Assuming you are using Flink Writer, each checkpoint generates 1-2 snapshots, and the checkpoint forces the files to be generated on DFS, so the smaller the checkpoint interval the more small files will be generated.

So first thing is increase checkpoint interval.

By default, not only checkpoint will cause the file to be generated, but writer's memory (write-buffer-size) exhaustion will also flush data to DFS and generate the corresponding file. You can enable write-buffer-spillable to generate spilled files in writer to generate bigger files in DFS.

So second thing is increase write-buffer-size or enable write-buffer-spillable.

Understand Snapshots

Paimon maintains multiple versions of files, compaction and deletion of files are logical and do not actually delete files.
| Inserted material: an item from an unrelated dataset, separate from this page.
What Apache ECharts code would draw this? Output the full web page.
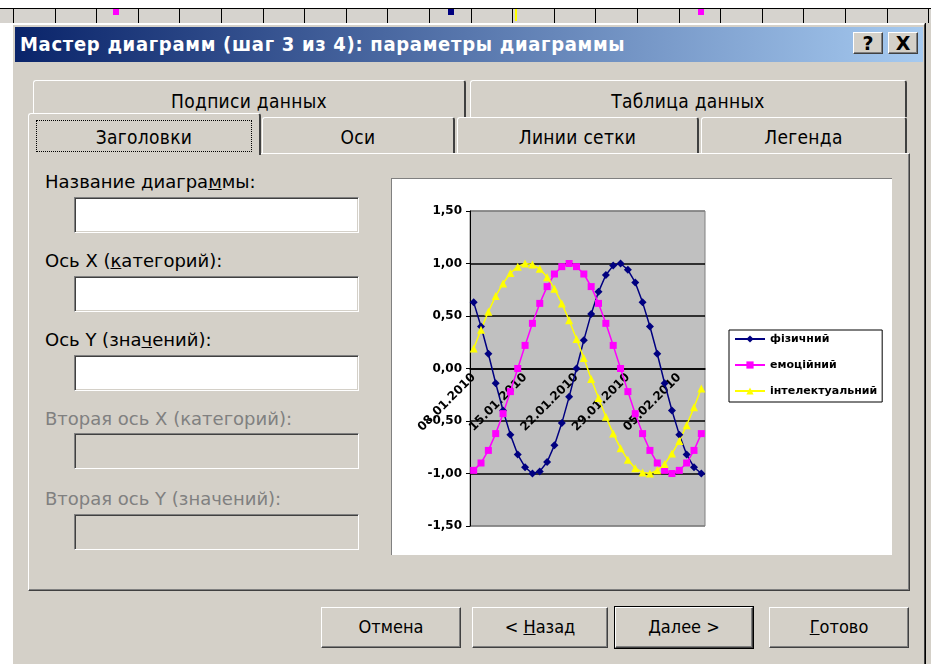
<!DOCTYPE html>
<html>
<head>
<meta charset="utf-8">
<script src="https://cdn.jsdelivr.net/npm/echarts@6/dist/echarts.min.js"></script>
<style>
html, body { margin: 0; padding: 0; width: 931px; height: 664px; overflow: hidden; background: #fff; }
body { position: relative; font-family: "DejaVu Sans Condensed", "DejaVu Sans", sans-serif; color: #000; }
.abs { position: absolute; box-sizing: border-box; }
.sheet { left: 0; top: 8px; width: 931px; height: 15px; background-color: #d6d3ce; border-top: 1px solid #000;
  background-image: repeating-linear-gradient(to right, #000 0, #000 1px, transparent 1px, transparent 41.6px);
  background-position: 13px 0; }
.dlg { left: 11px; top: 23px; width: 914px; height: 660px; background: #d4d0c8; border-left: 2px solid #fff; border-top: 2px solid #fff; border-right: 1px solid #404040; }
.title { left: 15px; top: 27px; width: 908px; height: 35px; background: linear-gradient(to right, #0a246a, #a6caf0); color: #fff;
  font-weight: bold; font-size: 20px; letter-spacing: 0.7px; line-height: 35px; padding-left: 5px; white-space: nowrap; }
.cap { width: 30px; height: 22px; top: 32px; background: #d4d0c8; border-top: 1px solid #fff; border-left: 1px solid #fff;
  border-right: 1px solid #404040; border-bottom: 1px solid #404040; box-shadow: inset -1px -1px 0 #808080;
  font: bold 19px "DejaVu Sans", sans-serif; text-align: center; line-height: 20px; }
.tab { background: #d4d0c8; border-top: 1px solid #fff; border-left: 1px solid #fff; border-right: 2px solid #404040;
  border-radius: 3px 3px 0 0; font-size: 19px; letter-spacing: 0.3px; text-align: center; white-space: nowrap; }
.panel { left: 28px; top: 153px; width: 882px; height: 438px; background: #d4d0c8; border-top: 1px solid #fff; border-left: 1px solid #fff;
  border-right: 1px solid #404040; border-bottom: 1px solid #404040; box-shadow: inset -1px -1px 0 #808080; }
.lbl { left: 45px; font-size: 18px; white-space: nowrap; line-height: 20px; font-family: "DejaVu Sans", sans-serif; }
.dis { color: #808080; }
.inp { left: 74px; width: 285px; height: 36px; background: #fff; border-top: 1px solid #808080; border-left: 1px solid #808080;
  border-right: 1px solid #fff; border-bottom: 1px solid #fff; box-shadow: inset 1px 1px 0 #404040, inset -1px -1px 0 #d4d0c8; }
.inp.off { background: #d4d0c8; }
.btn { top: 607px; height: 41px; background: #d4d0c8; border-top: 1px solid #fff; border-left: 1px solid #fff;
  border-right: 1px solid #404040; border-bottom: 1px solid #404040; box-shadow: inset -1px -1px 0 #808080;
  font-size: 18px; text-align: center; line-height: 38px; white-space: nowrap; }
.btn.def { outline: 1px solid #000; }
#chartBox { left: 391px; top: 178px; width: 501px; height: 377px; background: #fff; border-top: 1px solid #808080; border-left: 1px solid #808080; }
#chart { position: absolute; left: 0; top: 0; width: 500px; height: 376px; }
</style>
</head>
<body>
<div class="abs sheet"></div>
<div class="abs" style="left:113px;top:9px;width:6px;height:6px;background:#f0f;"></div>
<div class="abs" style="left:448px;top:9px;width:6px;height:6px;background:#000080;"></div>
<div class="abs" style="left:515px;top:9px;width:2px;height:12px;background:#ff0;"></div>
<div class="abs" style="left:698px;top:9px;width:6px;height:6px;background:#f0f;"></div>
<div class="abs" style="left:925px;top:23px;width:6px;height:641px;background:#d4d0c8;border-left:1px solid #000;"></div>

<div class="abs dlg"></div>
<div class="abs title">Мастер диаграмм (шаг 3 из 4): параметры диаграммы</div>
<div class="abs cap" style="left:853px;">?</div>
<div class="abs cap" style="left:888px;">X</div>

<div class="abs tab" style="left:33px;top:80px;width:433px;height:37px;line-height:40px;">Подписи данных</div>
<div class="abs tab" style="left:470px;top:80px;width:437px;height:37px;line-height:40px;">Таблица данных</div>
<div class="abs tab" style="left:262px;top:117px;width:193px;height:36px;line-height:38px;">Оси</div>
<div class="abs tab" style="left:457px;top:117px;width:242px;height:36px;line-height:38px;">Линии сетки</div>
<div class="abs tab" style="left:701px;top:117px;width:206px;height:36px;line-height:38px;">Легенда</div>
<div class="abs panel"></div>
<div class="abs tab" style="left:28px;top:113px;width:233px;height:42px;line-height:46px;z-index:2;">Заголовки</div>
<div class="abs" style="left:36px;top:120px;width:216px;height:32px;border:1px dotted #000;z-index:3;"></div>

<div class="abs lbl" style="top:172px;">Название диагра<u>м</u>мы:</div>
<div class="abs inp" style="top:197px;"></div>
<div class="abs lbl" style="top:251px;">Ось X (<u>к</u>атегорий):</div>
<div class="abs inp" style="top:276px;"></div>
<div class="abs lbl" style="top:330px;">Ось Y (зна<u>ч</u>ений):</div>
<div class="abs inp" style="top:355px;"></div>
<div class="abs lbl dis" style="top:409px;">Вторая ось X (категорий):</div>
<div class="abs inp off" style="top:433px;"></div>
<div class="abs lbl dis" style="top:489px;">Вторая ось Y (значений):</div>
<div class="abs inp off" style="top:514px;"></div>

<div class="abs" id="chartBox"><div id="chart"></div></div>

<div class="abs btn" style="left:321px;width:140px;">Отмена</div>
<div class="abs btn" style="left:472px;width:136px;">&lt; <u>Н</u>азад</div>
<div class="abs btn def" style="left:615px;width:138px;"><u>Д</u>алее &gt;</div>
<div class="abs btn" style="left:769px;width:140px;"><u>Г</u>отово</div>

<script>
// дати (щодня, 08.01.2010 - 08.02.2010)
const dates = ['08.01.2010','09.01.2010','10.01.2010','11.01.2010','12.01.2010','13.01.2010','14.01.2010',
  '15.01.2010','16.01.2010','17.01.2010','18.01.2010','19.01.2010','20.01.2010','21.01.2010',
  '22.01.2010','23.01.2010','24.01.2010','25.01.2010','26.01.2010','27.01.2010','28.01.2010',
  '29.01.2010','30.01.2010','31.01.2010','01.02.2010','02.02.2010','03.02.2010','04.02.2010',
  '05.02.2010','06.02.2010','07.02.2010','08.02.2010'];

const names = ['фізичний', 'емоційний', 'інтелектуальний'];

const physical = [0.63, 0.40, 0.14, -0.14, -0.40, -0.63, -0.82, -0.94, -1.00, -0.98, -0.89, -0.73, -0.52, -0.27, 0.00, 0.27,
  0.52, 0.73, 0.89, 0.98, 1.00, 0.94, 0.82, 0.63, 0.40, 0.14, -0.14, -0.40, -0.63, -0.82, -0.94, -1.00];
const emotional = [-0.97, -0.90, -0.78, -0.62, -0.43, -0.22, 0.00, 0.22, 0.43, 0.62, 0.78, 0.90, 0.97, 1.00, 0.97, 0.90,
  0.78, 0.62, 0.43, 0.22, 0.00, -0.22, -0.43, -0.62, -0.78, -0.90, -0.97, -1.00, -0.97, -0.90, -0.78, -0.62];
const intellectual = [0.19, 0.37, 0.54, 0.69, 0.81, 0.91, 0.97, 1.00, 0.99, 0.95, 0.87, 0.76, 0.62, 0.46, 0.28, 0.10,
  -0.10, -0.28, -0.46, -0.62, -0.76, -0.87, -0.95, -0.99, -1.00, -0.97, -0.91, -0.81, -0.69, -0.54, -0.37, -0.19];

var chart = echarts.init(document.getElementById('chart'));

var lblFont = { color: '#000', fontFamily: 'DejaVu Sans', fontWeight: 'bold', fontSize: 12 };
var plotH = 315;

var option = {
  animation: false,
  grid: {
    left: 78, top: 32, width: 235, height: plotH,
    show: true, backgroundColor: '#c0c0c0', borderColor: '#808080', borderWidth: 1
  },
  legend: {
    orient: 'vertical',
    left: 337, top: 151,
    padding: [2, 5, 4, 5],
    itemWidth: 30, itemHeight: 9, itemGap: 12,
    borderColor: '#000', borderWidth: 1, backgroundColor: '#fff',
    textStyle: { color: '#000', fontFamily: 'DejaVu Sans', fontWeight: 'bold', fontSize: 11, lineHeight: 14 },
    data: names
  },
  xAxis: {
    type: 'category',
    data: dates,
    boundaryGap: true,
    // вісь категорій перетинає Y на 0 (середина діапазону -1,5..1,5)
    offset: -plotH / 2,
    axisLine: { onZero: false, lineStyle: { color: '#000', width: 1.5 } },
    axisTick: { interval: 6, length: 4, lineStyle: { color: '#000' } },
    axisLabel: Object.assign({ interval: 6, rotate: 45, margin: 7 }, lblFont),
    splitLine: { show: false }
  },
  yAxis: {
    type: 'value',
    min: -1.5, max: 1.5, interval: 0.5,
    axisLine: { show: true, lineStyle: { color: '#000', width: 1 } },
    axisTick: { show: true, length: 4, lineStyle: { color: '#000' } },
    axisLabel: Object.assign({ margin: 8, formatter: function (v) { return v.toFixed(2).replace('.', ','); } }, lblFont),
    splitLine: { show: true, lineStyle: { color: ['#808080', '#000', '#000', '#000', '#000', '#000', '#808080'], width: 1.5 } }
  },
  series: [
    {
      name: names[0], type: 'line', data: physical,
      symbol: 'diamond', symbolSize: 8, showAllSymbol: true,
      lineStyle: { color: '#000080', width: 1.5 },
      itemStyle: { color: '#000080' }
    },
    {
      name: names[1], type: 'line', data: emotional,
      symbol: 'rect', symbolSize: 7, showAllSymbol: true,
      lineStyle: { color: '#ff00ff', width: 1.5 },
      itemStyle: { color: '#ff00ff' }
    },
    {
      name: names[2], type: 'line', data: intellectual,
      symbol: 'triangle', symbolSize: 8, showAllSymbol: true,
      lineStyle: { color: '#ffff00', width: 1.5 },
      itemStyle: { color: '#ffff00' }
    }
  ]
};

chart.setOption(option);
</script>
</body>
</html>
Files are only really deleted when Snapshot is expired, so the first way to reduce files is to reduce the time it takes for snapshot to be expired. Flink writer will automatically expire snapshots.

See Expire Snapshots.

Understand Partitions and Buckets

Paimon files are organized in a layered style. The following image illustrates the file layout. Starting from a snapshot file, Paimon readers can recursively access all records from the table.

For example, the following table:

CREATE TABLE MyTable (
    user_id BIGINT,
    item_id BIGINT,
    behavior STRING,
    dt STRING,
    hh STRING,
    PRIMARY KEY (dt, hh, user_id) NOT ENFORCED
) PARTITIONED BY (dt, hh) WITH (
    'bucket' = '10'
);

The table data will be physically sliced into different partitions, and different buckets inside, so if the overall data volume is too small, there is at least one file in a single bucket, I suggest you configure a smaller number of buckets, otherwise there will be quite a few small files as well.

Understand LSM for Primary Table

LSM tree organizes files into several sorted runs. A sorted run consists of one or multiple data files and each data file belongs to exactly one sorted run.

By default, sorted runs number depends on num-sorted-run.compaction-trigger, see Compaction for Primary Key Table, this means that there are at least 5 files in a bucket. If you want to reduce this number, you can keep fewer files, but write performance may suffer.